Every line of the material is to be quoted verbatim, minus the pictures.
** Begin **
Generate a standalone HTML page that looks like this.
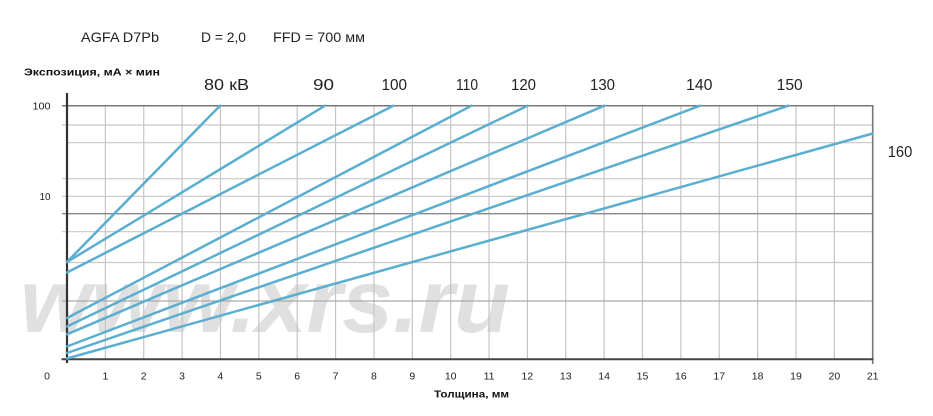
<!DOCTYPE html>
<html><head><meta charset="utf-8"><style>
html,body{margin:0;padding:0;background:#fff;}
svg{display:block;}
text{font-family:"Liberation Sans",sans-serif;fill:#222;}
</style></head><body>
<svg width="933" height="416" viewBox="0 0 933 416" xmlns="http://www.w3.org/2000/svg">
<rect width="933" height="416" fill="#fff"/>
<!-- watermark -->
<text x="20" y="332" font-size="90" font-weight="bold" font-style="italic" style="fill:#e0e0e0" textLength="490" lengthAdjust="spacingAndGlyphs">www.xrs.ru</text>
<!-- vertical grid -->
<g stroke="#c4c4c4" stroke-width="1.2">
<line x1="105.37" y1="105.7" x2="105.37" y2="359"/>
<line x1="143.73" y1="105.7" x2="143.73" y2="359"/>
<line x1="182.1" y1="105.7" x2="182.1" y2="359"/>
<line x1="220.47" y1="105.7" x2="220.47" y2="359"/>
<line x1="258.83" y1="105.7" x2="258.83" y2="359"/>
<line x1="297.2" y1="105.7" x2="297.2" y2="359"/>
<line x1="335.57" y1="105.7" x2="335.57" y2="359"/>
<line x1="373.93" y1="105.7" x2="373.93" y2="359"/>
<line x1="412.3" y1="105.7" x2="412.3" y2="359"/>
<line x1="450.67" y1="105.7" x2="450.67" y2="359"/>
<line x1="489.03" y1="105.7" x2="489.03" y2="359"/>
<line x1="527.4" y1="105.7" x2="527.4" y2="359"/>
<line x1="565.77" y1="105.7" x2="565.77" y2="359"/>
<line x1="604.13" y1="105.7" x2="604.13" y2="359"/>
<line x1="642.5" y1="105.7" x2="642.5" y2="359"/>
<line x1="680.87" y1="105.7" x2="680.87" y2="359"/>
<line x1="719.23" y1="105.7" x2="719.23" y2="359"/>
<line x1="757.6" y1="105.7" x2="757.6" y2="359"/>
<line x1="795.97" y1="105.7" x2="795.97" y2="359"/>
<line x1="834.33" y1="105.7" x2="834.33" y2="359"/>
</g>
<!-- horizontal grid -->
<g stroke="#c8c8c8" stroke-width="1.2">
<line x1="62" y1="125" x2="872.7" y2="125"/>
<line x1="67" y1="142.7" x2="872.7" y2="142.7"/>
<line x1="62" y1="178.7" x2="872.7" y2="178.7"/>
<line x1="62" y1="196.3" x2="872.7" y2="196.3"/>
<line x1="62" y1="231.7" x2="872.7" y2="231.7"/>
<line x1="67" y1="262.5" x2="872.7" y2="262.5"/>
</g>
<line x1="62" y1="213.7" x2="872.7" y2="213.7" stroke="#888" stroke-width="1.4"/>
<line x1="62" y1="301" x2="872.7" y2="301" stroke="#aaa" stroke-width="1.3"/>
<line x1="62" y1="105.7" x2="872.7" y2="105.7" stroke="#777" stroke-width="1.5"/>
<line x1="872.7" y1="105" x2="872.7" y2="364" stroke="#777" stroke-width="1.6"/>
<!-- axes -->
<line x1="61.5" y1="359.3" x2="873.5" y2="359.3" stroke="#444" stroke-width="2"/>
<line x1="67" y1="93" x2="67" y2="363" stroke="#333" stroke-width="2.2"/>
<!-- series -->
<g stroke="#5aaed0" stroke-width="2.5" stroke-linecap="round" fill="none">
<line x1="67" y1="262" x2="220" y2="105.7"/>
<line x1="67" y1="262" x2="325" y2="105.7"/>
<line x1="67" y1="272.5" x2="393.3" y2="105.7"/>
<line x1="67" y1="318" x2="471.5" y2="105.7"/>
<line x1="67" y1="326.5" x2="527.7" y2="105.7"/>
<line x1="67" y1="334.3" x2="604.3" y2="105.7"/>
<line x1="67" y1="346.5" x2="700" y2="105.7"/>
<line x1="67" y1="353" x2="788.3" y2="105.7"/>
<line x1="67" y1="358.5" x2="872.7" y2="133.5"/>
</g>
<!-- title -->
<text x="81" y="42" font-size="14" textLength="78" lengthAdjust="spacingAndGlyphs">AGFA D7Pb</text>
<text x="201" y="42" font-size="14" textLength="45" lengthAdjust="spacingAndGlyphs">D = 2,0</text>
<text x="273" y="42" font-size="14" textLength="92" lengthAdjust="spacingAndGlyphs">FFD = 700 мм</text>
<!-- axis titles -->
<text x="24" y="75.5" font-size="10.5" font-weight="bold" textLength="136" lengthAdjust="spacingAndGlyphs" style="fill:#111">Экспозиция, мА × мин</text>
<text x="434" y="397.5" font-size="10.5" font-weight="bold" textLength="75" lengthAdjust="spacingAndGlyphs" style="fill:#111">Толщина, мм</text>
<!-- kV labels -->
<g font-size="15.5">
<text x="204" y="90" textLength="45" lengthAdjust="spacingAndGlyphs">80 кВ</text>
<text x="313" y="90" textLength="21" lengthAdjust="spacingAndGlyphs">90</text>
<text x="381.5" y="90" textLength="25.5" lengthAdjust="spacingAndGlyphs">100</text>
<text x="456" y="90" textLength="22" lengthAdjust="spacingAndGlyphs">110</text>
<text x="511" y="90" textLength="25" lengthAdjust="spacingAndGlyphs">120</text>
<text x="590" y="90" textLength="25" lengthAdjust="spacingAndGlyphs">130</text>
<text x="686" y="90" textLength="26.5" lengthAdjust="spacingAndGlyphs">140</text>
<text x="776.7" y="90" textLength="26" lengthAdjust="spacingAndGlyphs">150</text>
<text x="887.7" y="157" textLength="24.6" lengthAdjust="spacingAndGlyphs">160</text>
</g>
<!-- y tick labels -->
<text x="32.5" y="109.3" font-size="10" textLength="18" lengthAdjust="spacingAndGlyphs">100</text>
<text x="39.5" y="200" font-size="10" textLength="11" lengthAdjust="spacingAndGlyphs">10</text>
<!-- x tick labels -->
<g font-size="10.5" text-anchor="middle">
<text x="47" y="379.5">0</text>
<text x="105.37" y="379.5">1</text>
<text x="143.73" y="379.5">2</text>
<text x="182.1" y="379.5">3</text>
<text x="220.47" y="379.5">4</text>
<text x="258.83" y="379.5">5</text>
<text x="297.2" y="379.5">6</text>
<text x="335.57" y="379.5">7</text>
<text x="373.93" y="379.5">8</text>
<text x="412.3" y="379.5">9</text>
<text x="450.67" y="379.5">10</text>
<text x="489.03" y="379.5">11</text>
<text x="527.4" y="379.5">12</text>
<text x="565.77" y="379.5">13</text>
<text x="604.13" y="379.5">14</text>
<text x="642.5" y="379.5">15</text>
<text x="680.87" y="379.5">16</text>
<text x="719.23" y="379.5">17</text>
<text x="757.6" y="379.5">18</text>
<text x="795.97" y="379.5">19</text>
<text x="834.33" y="379.5">20</text>
<text x="872.7" y="379.5">21</text>
</g>
</svg>
</body></html>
** End **
#### [ANSWER BELOW]
Generate a standalone HTML page that looks like this.
<!DOCTYPE html>
<html><head><meta charset="utf-8"><style>
html,body{margin:0;padding:0;background:#fff;}
svg{display:block;}
text{font-family:"Liberation Sans",sans-serif;fill:#222;}
</style></head><body>
<svg width="933" height="416" viewBox="0 0 933 416" xmlns="http://www.w3.org/2000/svg">
<rect width="933" height="416" fill="#fff"/>
<!-- watermark -->
<text x="20" y="332" font-size="90" font-weight="bold" font-style="italic" style="fill:#e0e0e0" textLength="490" lengthAdjust="spacingAndGlyphs">www.xrs.ru</text>
<!-- vertical grid -->
<g stroke="#c4c4c4" stroke-width="1.2">
<line x1="105.37" y1="105.7" x2="105.37" y2="359"/>
<line x1="143.73" y1="105.7" x2="143.73" y2="359"/>
<line x1="182.1" y1="105.7" x2="182.1" y2="359"/>
<line x1="220.47" y1="105.7" x2="220.47" y2="359"/>
<line x1="258.83" y1="105.7" x2="258.83" y2="359"/>
<line x1="297.2" y1="105.7" x2="297.2" y2="359"/>
<line x1="335.57" y1="105.7" x2="335.57" y2="359"/>
<line x1="373.93" y1="105.7" x2="373.93" y2="359"/>
<line x1="412.3" y1="105.7" x2="412.3" y2="359"/>
<line x1="450.67" y1="105.7" x2="450.67" y2="359"/>
<line x1="489.03" y1="105.7" x2="489.03" y2="359"/>
<line x1="527.4" y1="105.7" x2="527.4" y2="359"/>
<line x1="565.77" y1="105.7" x2="565.77" y2="359"/>
<line x1="604.13" y1="105.7" x2="604.13" y2="359"/>
<line x1="642.5" y1="105.7" x2="642.5" y2="359"/>
<line x1="680.87" y1="105.7" x2="680.87" y2="359"/>
<line x1="719.23" y1="105.7" x2="719.23" y2="359"/>
<line x1="757.6" y1="105.7" x2="757.6" y2="359"/>
<line x1="795.97" y1="105.7" x2="795.97" y2="359"/>
<line x1="834.33" y1="105.7" x2="834.33" y2="359"/>
</g>
<!-- horizontal grid -->
<g stroke="#c8c8c8" stroke-width="1.2">
<line x1="62" y1="125" x2="872.7" y2="125"/>
<line x1="67" y1="142.7" x2="872.7" y2="142.7"/>
<line x1="62" y1="178.7" x2="872.7" y2="178.7"/>
<line x1="62" y1="196.3" x2="872.7" y2="196.3"/>
<line x1="62" y1="231.7" x2="872.7" y2="231.7"/>
<line x1="67" y1="262.5" x2="872.7" y2="262.5"/>
</g>
<line x1="62" y1="213.7" x2="872.7" y2="213.7" stroke="#888" stroke-width="1.4"/>
<line x1="62" y1="301" x2="872.7" y2="301" stroke="#aaa" stroke-width="1.3"/>
<line x1="62" y1="105.7" x2="872.7" y2="105.7" stroke="#777" stroke-width="1.5"/>
<line x1="872.7" y1="105" x2="872.7" y2="364" stroke="#777" stroke-width="1.6"/>
<!-- axes -->
<line x1="61.5" y1="359.3" x2="873.5" y2="359.3" stroke="#444" stroke-width="2"/>
<line x1="67" y1="93" x2="67" y2="363" stroke="#333" stroke-width="2.2"/>
<!-- series -->
<g stroke="#5aaed0" stroke-width="2.5" stroke-linecap="round" fill="none">
<line x1="67" y1="262" x2="220" y2="105.7"/>
<line x1="67" y1="262" x2="325" y2="105.7"/>
<line x1="67" y1="272.5" x2="393.3" y2="105.7"/>
<line x1="67" y1="318" x2="471.5" y2="105.7"/>
<line x1="67" y1="326.5" x2="527.7" y2="105.7"/>
<line x1="67" y1="334.3" x2="604.3" y2="105.7"/>
<line x1="67" y1="346.5" x2="700" y2="105.7"/>
<line x1="67" y1="353" x2="788.3" y2="105.7"/>
<line x1="67" y1="358.5" x2="872.7" y2="133.5"/>
</g>
<!-- title -->
<text x="81" y="42" font-size="14" textLength="78" lengthAdjust="spacingAndGlyphs">AGFA D7Pb</text>
<text x="201" y="42" font-size="14" textLength="45" lengthAdjust="spacingAndGlyphs">D = 2,0</text>
<text x="273" y="42" font-size="14" textLength="92" lengthAdjust="spacingAndGlyphs">FFD = 700 мм</text>
<!-- axis titles -->
<text x="24" y="75.5" font-size="10.5" font-weight="bold" textLength="136" lengthAdjust="spacingAndGlyphs" style="fill:#111">Экспозиция, мА × мин</text>
<text x="434" y="397.5" font-size="10.5" font-weight="bold" textLength="75" lengthAdjust="spacingAndGlyphs" style="fill:#111">Толщина, мм</text>
<!-- kV labels -->
<g font-size="15.5">
<text x="204" y="90" textLength="45" lengthAdjust="spacingAndGlyphs">80 кВ</text>
<text x="313" y="90" textLength="21" lengthAdjust="spacingAndGlyphs">90</text>
<text x="381.5" y="90" textLength="25.5" lengthAdjust="spacingAndGlyphs">100</text>
<text x="456" y="90" textLength="22" lengthAdjust="spacingAndGlyphs">110</text>
<text x="511" y="90" textLength="25" lengthAdjust="spacingAndGlyphs">120</text>
<text x="590" y="90" textLength="25" lengthAdjust="spacingAndGlyphs">130</text>
<text x="686" y="90" textLength="26.5" lengthAdjust="spacingAndGlyphs">140</text>
<text x="776.7" y="90" textLength="26" lengthAdjust="spacingAndGlyphs">150</text>
<text x="887.7" y="157" textLength="24.6" lengthAdjust="spacingAndGlyphs">160</text>
</g>
<!-- y tick labels -->
<text x="32.5" y="109.3" font-size="10" textLength="18" lengthAdjust="spacingAndGlyphs">100</text>
<text x="39.5" y="200" font-size="10" textLength="11" lengthAdjust="spacingAndGlyphs">10</text>
<!-- x tick labels -->
<g font-size="10.5" text-anchor="middle">
<text x="47" y="379.5">0</text>
<text x="105.37" y="379.5">1</text>
<text x="143.73" y="379.5">2</text>
<text x="182.1" y="379.5">3</text>
<text x="220.47" y="379.5">4</text>
<text x="258.83" y="379.5">5</text>
<text x="297.2" y="379.5">6</text>
<text x="335.57" y="379.5">7</text>
<text x="373.93" y="379.5">8</text>
<text x="412.3" y="379.5">9</text>
<text x="450.67" y="379.5">10</text>
<text x="489.03" y="379.5">11</text>
<text x="527.4" y="379.5">12</text>
<text x="565.77" y="379.5">13</text>
<text x="604.13" y="379.5">14</text>
<text x="642.5" y="379.5">15</text>
<text x="680.87" y="379.5">16</text>
<text x="719.23" y="379.5">17</text>
<text x="757.6" y="379.5">18</text>
<text x="795.97" y="379.5">19</text>
<text x="834.33" y="379.5">20</text>
<text x="872.7" y="379.5">21</text>
</g>
</svg>
</body></html>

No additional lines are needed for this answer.